■ Source material
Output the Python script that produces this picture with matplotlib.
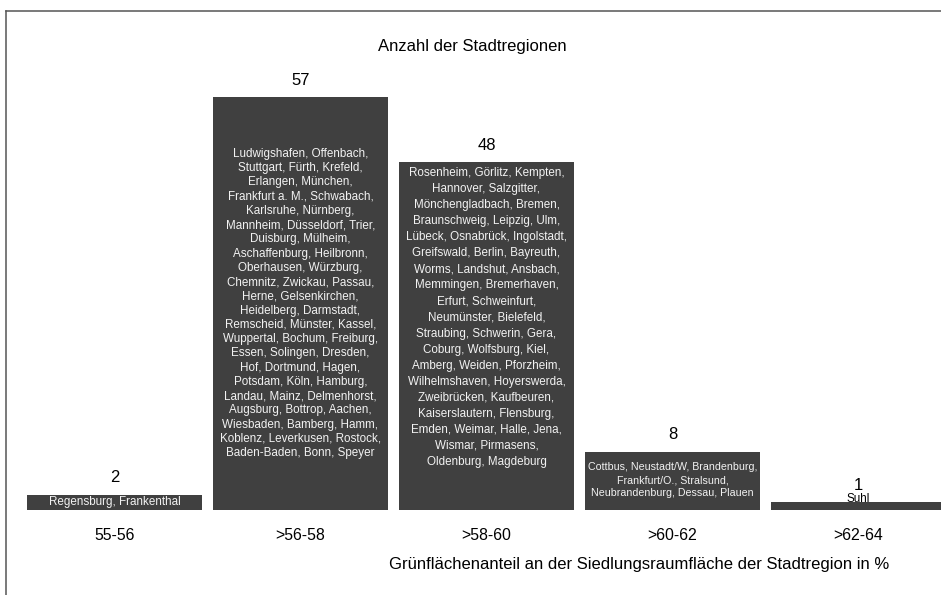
import matplotlib.pyplot as plt
from matplotlib.lines import Line2D

plt.rcParams['font.family'] = ['Liberation Sans', 'DejaVu Sans']

# Grünflächenanteil classes and number of city regions per class
classes = ['55-56', '>56-58', '>58-60', '>60-62', '>62-64']
counts = [2, 57, 48, 8, 1]
regions = [
    'Regensburg, Frankenthal',
    'Ludwigshafen, Offenbach,\nStuttgart, Fürth, Krefeld,\nErlangen, München,\n'
    'Frankfurt a. M., Schwabach,\nKarlsruhe, Nürnberg,\nMannheim, Düsseldorf, Trier,\n'
    'Duisburg, Mülheim,\nAschaffenburg, Heilbronn,\nOberhausen, Würzburg,\n'
    'Chemnitz, Zwickau, Passau,\nHerne, Gelsenkirchen,\nHeidelberg, Darmstadt,\n'
    'Remscheid, Münster, Kassel,\nWuppertal, Bochum, Freiburg,\nEssen, Solingen, Dresden,\n'
    'Hof, Dortmund, Hagen,\nPotsdam, Köln, Hamburg,\nLandau, Mainz, Delmenhorst,\n'
    'Augsburg, Bottrop, Aachen,\nWiesbaden, Bamberg, Hamm,\nKoblenz, Leverkusen, Rostock,\n'
    'Baden-Baden, Bonn, Speyer',
    'Rosenheim, Görlitz, Kempten,\nHannover, Salzgitter,\nMönchengladbach, Bremen,\n'
    'Braunschweig, Leipzig, Ulm,\nLübeck, Osnabrück, Ingolstadt,\nGreifswald, Berlin, Bayreuth,\n'
    'Worms, Landshut, Ansbach,\nMemmingen, Bremerhaven,\nErfurt, Schweinfurt,\n'
    'Neumünster, Bielefeld,\nStraubing, Schwerin, Gera,\nCoburg, Wolfsburg, Kiel,\n'
    'Amberg, Weiden, Pforzheim,\nWilhelmshaven, Hoyerswerda,\nZweibrücken, Kaufbeuren,\n'
    'Kaiserslautern, Flensburg,\nEmden, Weimar, Halle, Jena,\nWismar, Pirmasens,\n'
    'Oldenburg, Magdeburg',
    'Cottbus, Neustadt/W, Brandenburg,\nFrankfurt/O., Stralsund,\nNeubrandenburg, Dessau, Plauen',
    'Suhl',
]

bar_color = '#404040'
W, H = 941, 595
base_px = 509.5      # baseline of the bars, px from top
unit_px = 7.23       # px per city region
step_px = 186.0      # distance between bar centres
first_px = 114.5     # centre of the first bar

fig = plt.figure(figsize=(W / 100, H / 100), dpi=100)
ax = fig.add_axes([0, (H - base_px) / H, 1, base_px / H])
ax.set_xlim(-first_px / step_px, (W - first_px) / step_px)
ax.set_ylim(0, base_px / unit_px)
ax.axis('off')

xs = range(len(classes))
ax.bar(xs, counts, width=0.94, color=bar_color, clip_on=True)

# name block inside each bar: centre as share of bar height, font size, line spacing
name_frac = [0.5, 0.5, 0.553, 0.51, None]
name_size = [8.4, 8.4, 8.4, 7.7, 8.4]
name_spacing = [1.0, 1.25, 1.45, 1.4, 1.0]

for x, c, lab, names, frac, fs, ls in zip(xs, counts, classes, regions,
                                          name_frac, name_size, name_spacing):
    ax.annotate(str(c), xy=(x, c), xytext=(0, 12.3), textcoords='offset points',
                ha='center', va='center', fontsize=12, color='black')
    ax.annotate(lab, xy=(x, 0), xytext=(0, -18.5), textcoords='offset points',
                ha='center', va='center', fontsize=11.4, color='black',
                annotation_clip=False)
    if frac is None:
        ax.annotate(names, xy=(x, c), xytext=(0, -2.0), textcoords='offset points',
                    ha='center', va='bottom', fontsize=fs, color='black')
    else:
        ax.text(x, c * frac, names, ha='center', va='center', fontsize=fs,
                color='#f2f2f2', linespacing=ls)

fig.text(472 / W, 1 - 46 / H, 'Anzahl der Stadtregionen',
         ha='center', va='center', fontsize=12)
fig.text(639 / W, 1 - 565 / H,
         'Grünflächenanteil an der Siedlungsraumfläche der Stadtregion in %',
         ha='center', va='center', fontsize=12)

# outer frame, running off the right and bottom edges
fx, fy = 5.5 / W, 1 - 10.5 / H
fig.add_artist(Line2D([fx, fx], [-0.05, fy], transform=fig.transFigure,
                      color='#555555', lw=1.1))
fig.add_artist(Line2D([fx, 1.05], [fy, fy], transform=fig.transFigure,
                      color='#555555', lw=1.1))

fig.savefig('out.png', dpi=100, facecolor='white')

■ Requirement
Begin at the first line of the material and copy each line exactly through the one containing "plt.rcParams['font.family'] = ['Liberation". Omit pictures.

■ Output below
Output the Python script that produces this picture with matplotlib.
import matplotlib.pyplot as plt
from matplotlib.lines import Line2D

plt.rcParams['font.family'] = ['Liberation Sans', 'DejaVu Sans']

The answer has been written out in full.